In quarrels about PBGB’s new director general, there is an important yet unnoticed argument why the new chief ought to come from outside the system. Indeed, interior minister Ken-Marti Vaher seems hard pressed to adequately evaluate the turmoil around candidates, but his zeal for fresh winds is – alas! – quite welcome.

The reason being pragmatically simple: headquarters are teeming with too many highly paid officials, whose tasks and usefulness is a mystery even to insiders. Therefore, letting some winds in seems vital.

Sadly, this is a task the minister can’t trust the current PBGB leadership to support. For they are tied in knots by long-time service and human relations. The best example of which was former PBGB chief Raivo Küüt himself – a friendly type of a boss who had trouble telling former comrades-in arms that, in all honesty, their input into the work is impossible to explain.

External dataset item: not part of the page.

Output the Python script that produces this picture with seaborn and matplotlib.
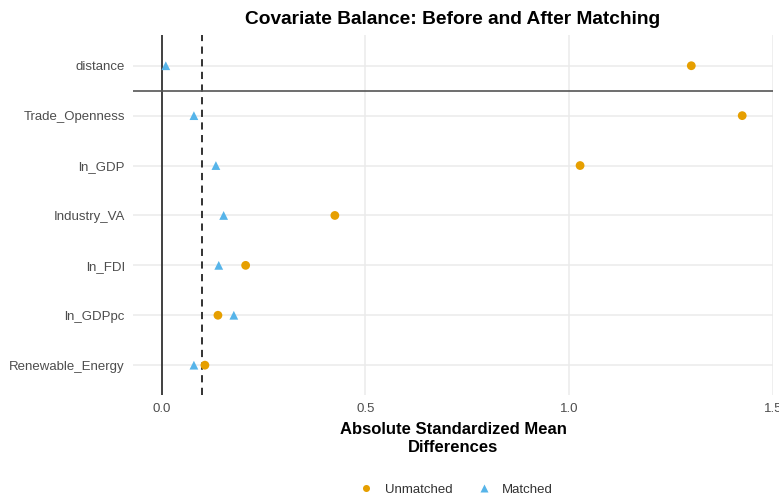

Headquarters are adorned with many highly paid former top policemen, who – after losing their lofty posts – turned into big salaried advisers or other kinds of experts. This old guard is, amongst more straightforward colleagues, ironically called Oak Alley.

Referring to the oak leaves adorning uniforms of high officials. In Oak Alley, to-the-point criticism is a rare guest. To give up benefits, gained by long years of service, few are willing. And, as we may well understand, it’s quite a collegial bunch.

To say nothing of bootlicking the director general – leaving an impression of operetta-policemen. Like? A fight is on, who sits on the director generals right and who at the left hand, at meetings.

There are even heated arguments around who, based on position, may park official car next to director general – i.e. closest to HQ doors.